> _Data segment_:
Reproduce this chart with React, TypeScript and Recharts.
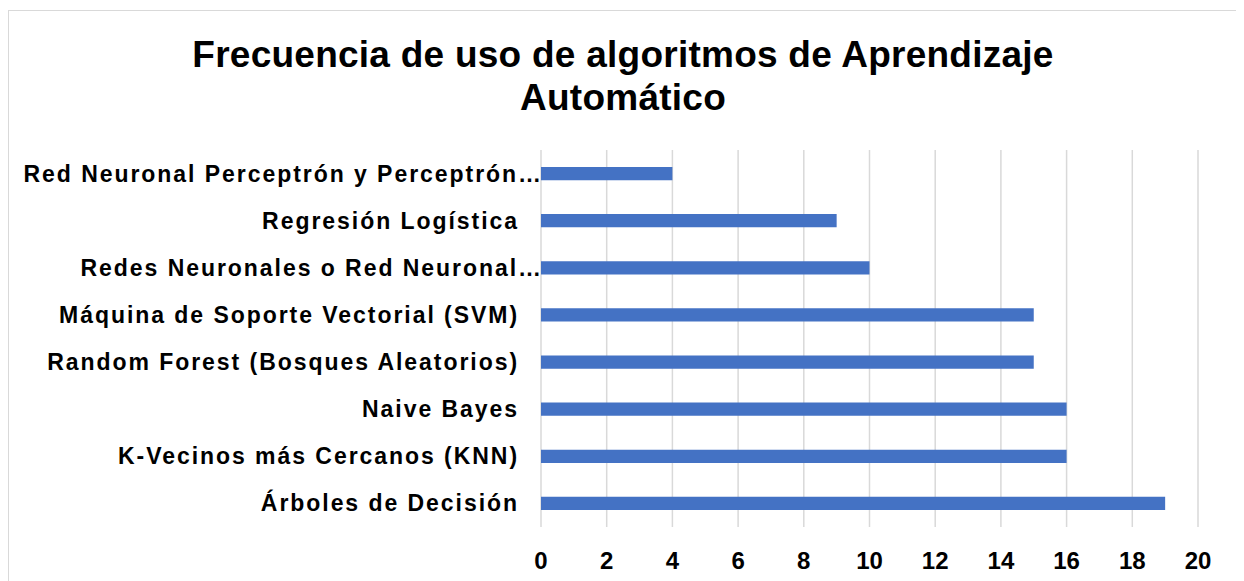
import React from 'react';
import { BarChart, Bar, XAxis, YAxis, CartesianGrid } from 'recharts';

const algoritmos = [
  'Red Neuronal Perceptrón y Perceptrón…',
  'Regresión Logística',
  'Redes Neuronales o Red Neuronal…',
  'Máquina de Soporte Vectorial (SVM)',
  'Random Forest (Bosques Aleatorios)',
  'Naive Bayes',
  'K-Vecinos más Cercanos (KNN)',
  'Árboles de Decisión',
];
const frecuencias = [4, 9, 10, 15, 15, 16, 16, 19];
const xTicks = [0, 2, 4, 6, 8, 10, 12, 14, 16, 18, 20];

const data = algoritmos.map((nombre, i) => ({ nombre, valor: frecuencias[i] }));

const FONT = '"Liberation Sans", Arial, sans-serif';

function CategoryTick(props: any) {
  const { x, y, payload } = props;
  const truncated = String(payload.value).endsWith('…');
  return (
    <text
      x={truncated ? x + 10 : x - 14}
      y={y}
      dy={8}
      textAnchor="end"
      fill="#000"
      fontFamily={FONT}
      fontWeight="bold"
      fontSize={23}
      letterSpacing={1.95}
    >
      {payload.value}
    </text>
  );
}

export default function App() {
  return (
    <div
      style={{
        position: 'relative',
        width: 1228,
        height: 590,
        border: '1px solid #d9d9d9',
        marginLeft: 0,
        marginTop: 2,
        background: '#fff',
        fontFamily: FONT,
      }}
    >
      <div
        style={{
          position: 'absolute',
          top: 22,
          left: 0,
          width: 1228,
          textAlign: 'center',
          fontWeight: 'bold',
          fontSize: 37,
          letterSpacing: 0.25,
          lineHeight: '43px',
          color: '#000',
        }}
      >
        Frecuencia de uso de algoritmos de Aprendizaje
        <br />
        Automático
      </div>
      <BarChart
        width={1228}
        height={590}
        data={data}
        layout="vertical"
        margin={{ top: 139, right: 39, bottom: 34, left: 0 }}
        barCategoryGap="64%"
      >
        <CartesianGrid horizontal={false} stroke="#d9d9d9" strokeWidth={1.5} />
        <XAxis
          type="number"
          domain={[0, 20]}
          ticks={xTicks}
          axisLine={false}
          tickLine={false}
          height={40}
          tick={{ fill: '#000', fontFamily: FONT, fontWeight: 'bold', fontSize: 24, dy: 17 }}
        />
        <YAxis
          type="category"
          dataKey="nombre"
          width={532}
          axisLine={false}
          tickLine={false}
          tick={<CategoryTick />}
        />
        <Bar dataKey="valor" fill="#4472c4" isAnimationActive={false} />
      </BarChart>
    </div>
  );
}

> _Goal_:
Copy nothing but the lines from the first one in the listing through the line with "16, 18, 20];", and omit the pictures.

> _Written answer_:
Reproduce this chart with React, TypeScript and Recharts.
import React from 'react';
import { BarChart, Bar, XAxis, YAxis, CartesianGrid } from 'recharts';

const algoritmos = [
  'Red Neuronal Perceptrón y Perceptrón…',
  'Regresión Logística',
  'Redes Neuronales o Red Neuronal…',
  'Máquina de Soporte Vectorial (SVM)',
  'Random Forest (Bosques Aleatorios)',
  'Naive Bayes',
  'K-Vecinos más Cercanos (KNN)',
  'Árboles de Decisión',
];
const frecuencias = [4, 9, 10, 15, 15, 16, 16, 19];
const xTicks = [0, 2, 4, 6, 8, 10, 12, 14, 16, 18, 20];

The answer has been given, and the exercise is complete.